ナイヤガラ瀑布の近くにあるホテルに、朝鮮戦線から疲労して帰って来たジョージが、妻ロースと一緒に泊まっていた。ローズは最近、他の男ができて夫によそよそしく、世間の人に夫が発狂していると思わせようとしていた。そのホテルに泊まりに来た新婚夫婦レイと妻のポリイは、ローズと若い男の密会を目撃してしまう…。

マリリン・モンローといえば、無知で可愛い女性の役が印象強いが、本作は彼女唯一の悪女役。
不貞を働く若く美しい人妻が、恋人を使って夫の殺人を企てる…というサスペンス・スリラーの佳作。
モンロー・ウォークを初披露し、その名を印象づけた代表的作品だ。

ストーリーはモンロー演じる妻の夫殺害計画に、新婚旅行の夫婦が巻き込まれてしまうヒッチコック風のサスペンス。
しかし、若い男と共謀して夫を殺す計画が、返り討ちに会い破綻。
死体となったのは若い男の方。
ローズは夫の復讐を恐れて逃げ出すが失敗し、夫に絞殺されてしまうのである。

何と言っても、本作が映画史に名を残すことになったのは、モンローのファム・ファタール(運命の女)ぶりのおかげだ。
嫌でも男を惑わす淫らな紅い唇と、豊満な身体の線を浮き上がらせるドレス。
男を誘惑するかのようにKissという歌を気だるく、ふしだらに歌う姿。
そして、お尻を過剰に左右に振って歩くモンロー・ウォーク。

貞淑な妻とは無縁なその姿は、女の武器を最大限に使って男を惑わせ、人生を破滅へと向かわせるだけの危険な美しさと魅力に溢れている。
まさに、ローズという名前の通り、その美しさで人を惹きつける一方、触れる者を棘で傷つけてしまう悪女そのもの。

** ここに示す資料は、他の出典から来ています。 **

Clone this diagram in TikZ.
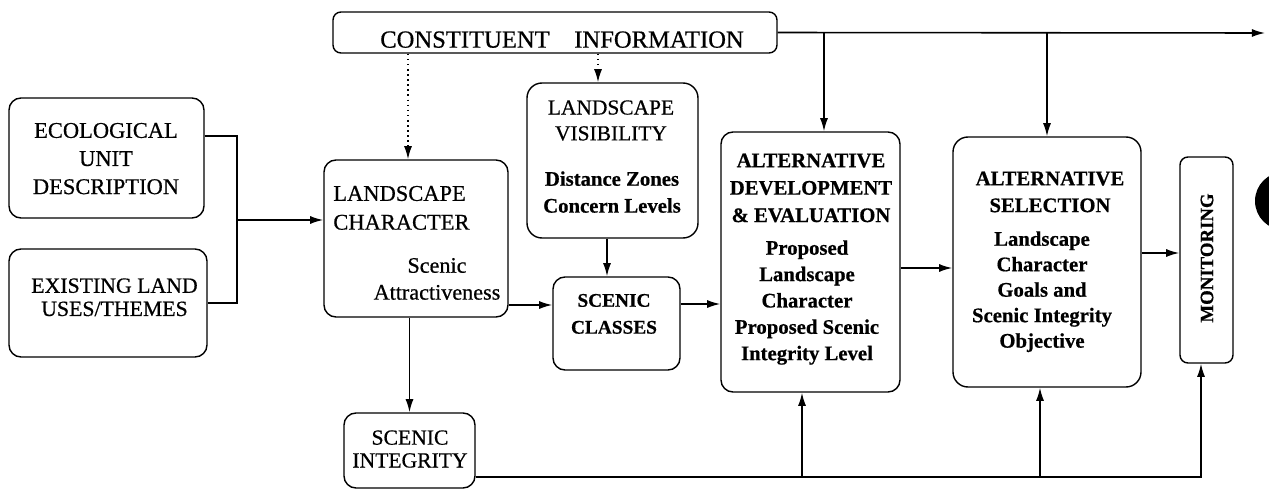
\documentclass[tikz,border=0pt]{standalone}
\usepackage{fontspec}
\setmainfont{Liberation Serif}[FakeBold=0.6]
\usetikzlibrary{arrows.meta,fit}
\tikzset{
  box/.style={draw, line width=0.8pt, rounded corners=0.24cm, inner sep=0pt},
  txt/.style={inner sep=0pt, align=center, anchor=north},
  arr/.style={line width=0.9pt, -{Latex[length=7.5pt,width=4.6pt]}},
  dotarr/.style={arr, dotted},
  link/.style={line width=0.7pt}
}
\begin{document}
\begin{tikzpicture}[x=0.02cm, y=-0.02cm]
\useasboundingbox (0,0) rectangle (1269,490);
\begin{scope}
  \clip (0,0) rectangle (1269,490);
  \fill (1284,201) circle (0.58cm);
\end{scope}

% boxes
\node[box, rounded corners=0.16cm, fit={(333,12) (777,53)}] (consti) {};
\node[box, fit={(9,98) (204,218)}] (eco) {};
\node[box, fit={(9,249) (207,357)}] (exist) {};
\node[box, fit={(324,160) (508,317)}] (lc) {};
\node[box, rounded corners=0.3cm, fit={(527,83) (698,238)}] (lv) {};
\node[box, fit={(553,277) (680,370)}] (sc) {};
\node[box, fit={(344,413) (475,488)}] (si) {};
\node[box, fit={(721,132) (900,392)}] (altdev) {};
\node[box, rounded corners=0.3cm, fit={(953,137) (1141,387)}] (altsel) {};
\node[box, rounded corners=0.16cm, fit={(1180,157) (1233,363)}] (mon) {};

% texts
\node[txt, font=\fontsize{14}{16}\selectfont] (constiT) at (562,31) {CONSTITUENT\quad INFORMATION};
\node[txt, font=\fontsize{12.8}{16}\selectfont] (ecoT) at (106,122.6) {ECOLOGICAL\\UNIT\\DESCRIPTION};
\node[txt, font=\fontsize{12.4}{13.2}\selectfont] (existT) at (114.5,278) {EXISTING LAND\\USES/THEMES};
\node[txt, align=left, anchor=north west, font=\fontsize{12.8}{16.4}\selectfont] (lcT) at (333,185.6) {LANDSCAPE\\CHARACTER};
\node[txt, font=\fontsize{12.6}{15.3}\selectfont] (lcB) at (437,257.7) {Scenic\\Attractiveness};
\node[txt, font=\fontsize{12.2}{14.7}\selectfont] (lvT) at (611,100) {LANDSCAPE\\VISIBILITY};
\node[txt, font=\bfseries\fontsize{11.8}{15.3}\selectfont] (lvB) at (612,171) {Distance Zones\\Concern Levels};
\node[txt, font=\bfseries\fontsize{11}{15.3}\selectfont] (scT) at (614,293.6) {SCENIC\\CLASSES};
\node[txt, font=\fontsize{12.3}{13}\selectfont] (siT) at (410,430) {SCENIC\\INTEGRITY};
\node[txt, font=\bfseries\fontsize{11.8}{15.6}\selectfont] (altdevT) at (811,153.2) {ALTERNATIVE\\DEVELOPMENT\\\&\ EVALUATION};
\node[txt, font=\bfseries\fontsize{11.8}{15}\selectfont] (altdevB) at (807,240) {Proposed\\Landscape\\Character\\Proposed Scenic\\Integrity Level};
\node[txt, font=\bfseries\fontsize{11.8}{15.3}\selectfont] (altselT) at (1050,171.2) {ALTERNATIVE\\SELECTION};
\node[txt, font=\bfseries\fontsize{11.8}{14.5}\selectfont] (altselB) at (1042,231) {Landscape\\Character\\Goals and\\Scenic Integrity\\Objective};
\node[inner sep=0pt, rotate=90, font=\bfseries\fontsize{10.7}{12}\selectfont] (monT) at (1207,258) {MONITORING};

% helper coordinates
\coordinate (outR) at (1265,33);
\coordinate (brk) at (237,220);
\coordinate (p1) at ([yshift=0.37cm]sc.west);
\coordinate (p2) at ([xshift=-0.19cm]sc.north);
\coordinate (p3) at ([yshift=0.39cm]sc.east);
\coordinate (p4) at ([yshift=-0.12cm]altdev.east);
\coordinate (p5) at ([yshift=0.18cm]altsel.east);
\coordinate (p6) at ([yshift=-0.53cm]si.east);
\coordinate (p7) at ([xshift=-0.11cm]mon.south);
\coordinate (p8) at ([xshift=-0.17cm]altdev.south);
\coordinate (p9) at ([xshift=-0.14cm]altsel.south);
\coordinate (d1) at ([xshift=-0.16cm]lc.north);
\coordinate (d2) at ([xshift=-0.29cm]lv.north);
\coordinate (d3) at ([xshift=0.27cm]altdev.north);
\coordinate (e1) at ([yshift=0.44cm]eco.east);

% connectors
\draw[dotarr] (d1 |- consti.south) -- (d1);
\draw[dotarr] (d2 |- consti.south) -- (d2);
\draw[arr] (consti.east) -- (outR);
\draw[arr] (d3 |- outR) -- (d3);
\draw[arr] (altsel.north |- outR) -- (altsel.north);
\draw[link] (e1) -| (brk) |- (exist.east);
\draw[arr] (brk) -- (brk -| lc.west);
\draw[arr] (si.north |- lc.south) -- (si.north);
\draw[arr] (p1 -| lc.east) -- (p1);
\draw[arr] (p2 |- lv.south) -- (p2);
\draw[arr] (p3) -- (p3 -| altdev.west);
\draw[arr] (p4) -- (p4 -| altsel.west);
\draw[arr] (p5) -- (p5 -| mon.west);
\draw[arr] (p6) -| (p7);
\draw[arr] (p8 |- p6) -- (p8);
\draw[arr] (p9 |- p6) -- (p9);
\end{tikzpicture}
\end{document}
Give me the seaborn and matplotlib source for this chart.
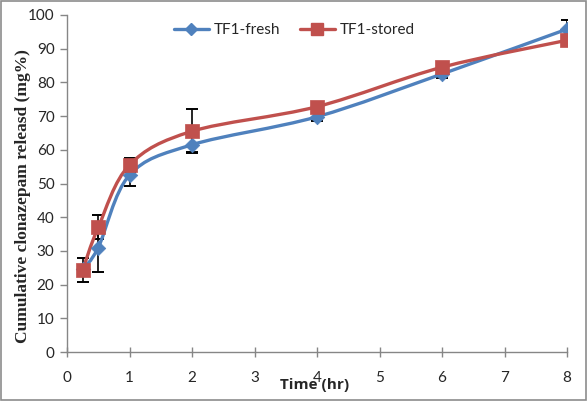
import numpy as np
import pandas as pd
import matplotlib
matplotlib.use("Agg")
import matplotlib.pyplot as plt
import seaborn as sns
from matplotlib.path import Path
from matplotlib.patches import PathPatch, Rectangle
from matplotlib.lines import Line2D

# ---- data ----
time_hr = [0.25, 0.5, 1, 2, 4, 6, 8]
fresh = [24.5, 31.0, 52.5, 61.5, 69.8, 82.5, 95.8]
fresh_err = [1.0, 7.3, 3.2, 2.2, 1.2, 1.2, 2.8]
stored = [24.3, 37.0, 55.5, 65.5, 72.8, 84.5, 92.5]
stored_err = [3.6, 3.6, 2.0, 6.5, 1.0, 1.0, 1.0]
series_names = ["TF1-fresh", "TF1-stored"]
x_ticks = [0, 1, 2, 3, 4, 5, 6, 7, 8]
y_ticks = [0, 10, 20, 30, 40, 50, 60, 70, 80, 90, 100]

BLUE = "#4F81BD"
RED = "#C0504D"

sns.set_style("white")
plt.rcParams["font.family"] = ["Lato", "DejaVu Sans"]

fig = plt.figure(figsize=(5.88, 4.01), dpi=100)
ax = fig.add_axes([67 / 588, 1 - 352 / 401, 500 / 588, 337 / 401])


def smooth_path(xs, ys):
    pts = np.column_stack([xs, ys]).astype(float)
    n = len(pts)
    verts = [pts[0]]
    codes = [Path.MOVETO]
    for i in range(n - 1):
        p0 = pts[i - 1] if i > 0 else pts[i]
        p1 = pts[i]
        p2 = pts[i + 1]
        p3 = pts[i + 2] if i + 2 < n else pts[i + 1]
        c1 = p1 + (p2 - p0) / 6.0
        c2 = p2 - (p3 - p1) / 6.0
        verts += [c1, c2, p2]
        codes += [Path.CURVE4] * 3
    return Path(verts, codes)


df = pd.DataFrame({
    "time": time_hr * 2,
    "value": fresh + stored,
    "err": fresh_err + stored_err,
    "series": [series_names[0]] * len(time_hr) + [series_names[1]] * len(time_hr),
})

colors = [BLUE, RED]
markers = ["D", "s"]
sizes = [55, 95]
for k, name in enumerate(series_names):
    sub = df[df["series"] == name]
    ax.errorbar(sub["time"], sub["value"], yerr=sub["err"], fmt="none",
                ecolor="black", elinewidth=1.2, capsize=4, capthick=1.4, zorder=2)
for k, name in enumerate(series_names):
    sub = df[df["series"] == name]
    ax.add_patch(PathPatch(smooth_path(sub["time"].values, sub["value"].values),
                           facecolor="none", edgecolor=colors[k], lw=2.4,
                           zorder=3, capstyle="round", joinstyle="round"))
for k, name in enumerate(series_names):
    sub = df[df["series"] == name]
    sns.scatterplot(data=sub, x="time", y="value", marker=markers[k], s=sizes[k],
                    color=colors[k], edgecolor=colors[k], linewidth=0.5,
                    ax=ax, zorder=4, legend=False)

ax.set_xlim(0, 8)
ax.set_ylim(0, 100)
ax.set_xticks(x_ticks)
ax.set_yticks(y_ticks)
ax.set_xticklabels([str(v) for v in x_ticks])
ax.set_yticklabels([str(v) for v in y_ticks])

for side in ["top", "right"]:
    ax.spines[side].set_visible(False)
for side in ["left", "bottom"]:
    ax.spines[side].set_color("#868686")
    ax.spines[side].set_linewidth(1.0)
ax.tick_params(axis="y", direction="out", length=5, width=1, color="#868686",
               labelsize=11, pad=4, left=True)
ax.tick_params(axis="x", direction="inout", length=7, width=1, color="#868686",
               labelsize=11, pad=10, bottom=True)

ax.set_xlabel("Time (hr)", fontsize=11, fontweight="bold", family=["Open Sans", "DejaVu Sans"])
ax.xaxis.set_label_coords((315 - 67) / 500, (352 - 378) / 337)
ax.set_ylabel("Cumulative clonazepam releasd (mg%)", fontsize=12.5, fontweight="bold",
              family=["Liberation Serif", "DejaVu Serif"])
ax.yaxis.set_label_coords((31 - 67) / 500, (352 - 196) / 337)

handles = [Line2D([], [], color=BLUE, lw=2.4, marker="D", markersize=6.5),
           Line2D([], [], color=RED, lw=2.4, marker="s", markersize=8)]
fig.legend(handles, series_names, loc="center", bbox_to_anchor=(0.50, 0.925),
           ncol=2, frameon=False, fontsize=11, handlelength=2.3,
           columnspacing=1.3, handletextpad=0.3)

fig.patches.append(Rectangle((0.002, 0.003), 0.995, 0.994, transform=fig.transFigure,
                             fill=False, edgecolor="#8c8c8c", lw=1.2))

fig.savefig("out.png", dpi=100)
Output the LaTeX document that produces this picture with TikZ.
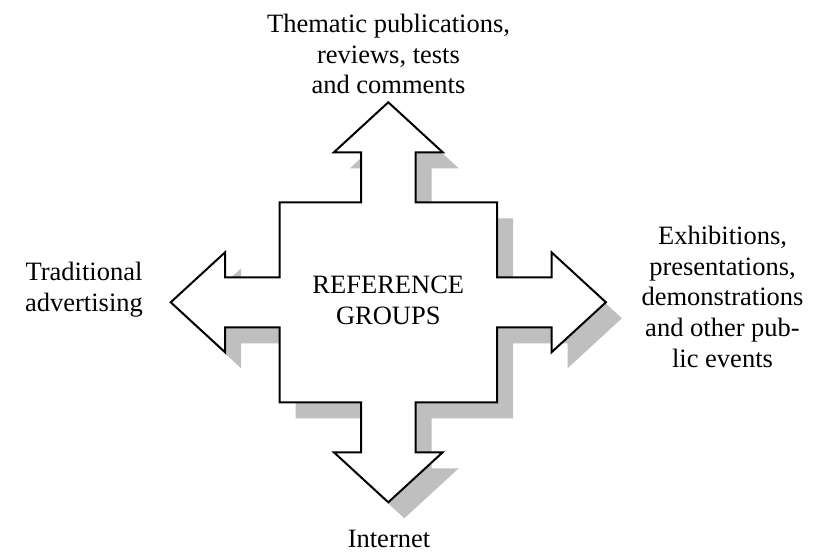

夫のジョージは、その危険な魅力の虜であり、妻を殺した後悔で自暴自棄になった上、ナイアガラの瀑布に飲み込まれて身を滅ぼすことになる。
愛が壊れてしまった夫婦の激しく揺れ動いた心が、豪快なナイアガラ瀑布の流れと重なり、堕ちていく虚しさは印象深い。

しかし残念ながら、物語はモンロー演じる妻の死後は、画面に華が無く、サスペンスも面白味に欠ける。
悪役がクライマックスを待たずに退場するのだから当然なのだが。
また、新婚夫婦のレイとポリイは、単に偶然その場に居合わせるだけで、結局その役割はエキストラと変わりない。

モンローは本作以外では、根っからの悪女を演じることはなかった。
コメディにおいて、可愛いらしく明るいイメージで人気を決定的にして行くのは周知の通りだが、だからこそ、可愛い女の対極にある本作の悪女ぶりが忘れ難い作品となっている。